I have 348.5 square feet, 20.5L X 17W with 12 ft ceilings, for a total 4182 cu ft. Is this size considered small or large when determining the avr and speakers to look for?

Thanks!


----------



## bpape (Sep 14, 2006)

I would consider that on the large side in terms of filling a room, especially from a subwoofer standpoint. It's not huge but it's big enough.

Bryan


----------



## SierraMikeBravo (Jul 1, 2007)

Yes, speaker sensitivity and amplifier power need to be considered for any room if you are looking to achieve reference levels. Your room dimensions aren't bad...not bad at all. That 17 foot width will come in very handy. It is a little short on the length, but the ceiling height is very good. Plenty of room to work with there. One of the BIGGEST suggestions I can give you is that you not worry about equipment at this point. Don't even think about it! I know the temptation is there, but believe me, if you are trying to design this room right, buying the equipment ahead of time will result in constraining the room to fit the equipment. You want it the other way around. Don't think about receivers, projectors, screens, speakers, cables, TV's or popcorn machines. Not yet at least. Get that room right. I live right down the street from you, so if you would like any help, please feel free to contact me. 
Best wishes!


----------



## kc-bbq (Feb 4, 2010)

bpape said:


> I would consider that on the large side in terms of filling a room, especially from a subwoofer standpoint. It's not huge but it's big enough.
> 
> Bryan


Thank you Bryan. I was wondering about the subwoofer, thanks for pointing this out.


----------



## kc-bbq (Feb 4, 2010)

SierraMikeBravo said:


> Yes, speaker sensitivity and amplifier power need to be considered for any room if you are looking to achieve reference levels. Your room dimensions aren't bad...not bad at all. That 17 foot width will come in very handy. It is a little short on the length, but the ceiling height is very good. Plenty of room to work with there. One of the BIGGEST suggestions I can give you is that you not worry about equipment at this point. Don't even think about it! I know the temptation is there, but believe me, if you are trying to design this room right, buying the equipment ahead of time will result in constraining the room to fit the equipment. You want it the other way around. Don't think about receivers, projectors, screens, speakers, cables, TV's or popcorn machines. Not yet at least. Get that room right. I live right down the street from you, so if you would like any help, please feel free to contact me.
> Best wishes!


SierraMikeBravo:

Thank you. I didn't make clear that this is the existing Great Room in my home, not space under construction for a full home theater. My display is a new 50" plasma which is mounted on the on the wall with 17" width. Seating is about 10' from the display. I'm just trying to improve the sound on a tight budget, so I'm trying to learn about features needed on the AVR and the speakers. From there, I will probably try to pick up used if possible. I intend to start with just an AVR and two speakers, then do more as I can afford it. I want to be able to connect with HDMI. 

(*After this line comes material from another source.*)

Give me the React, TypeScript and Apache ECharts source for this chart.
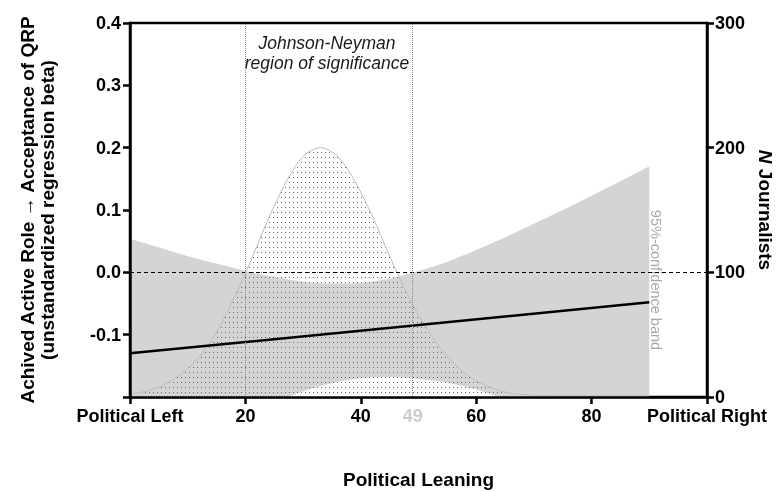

I appeciate your previous response and welcome any more expertise you're willing to share. Did you get hit with the big snow in Topeka today?


----------



## rickp (Jan 14, 2008)

On the sub question I only have one thing to say *IB*


----------



## SierraMikeBravo (Jul 1, 2007)

Hi kc-bbq!

Sure did. We got exactly 3.3 inches of snow at Topeka Billard Airport. I know since I am the "official" snow measurment taker here in town. :bigsmile: As far as helping you out, it would certainly help with pictures. Pad your post listing so you can get some photos up. Otherwise, we are just shooting in the dark.


----------



## kc-bbq (Feb 4, 2010)

SierraMikeBravo said:


> Hi kc-bbq!
> 
> Sure did. We got exactly 3.3 inches of snow at Topeka Billard Airport. I know since I am the "official" snow measurment taker here in town. :bigsmile: As far as helping you out, it would certainly help with pictures. Pad your post listing so you can get some photos up. Otherwise, we are just shooting in the dark.



Will do! Thank you.


----------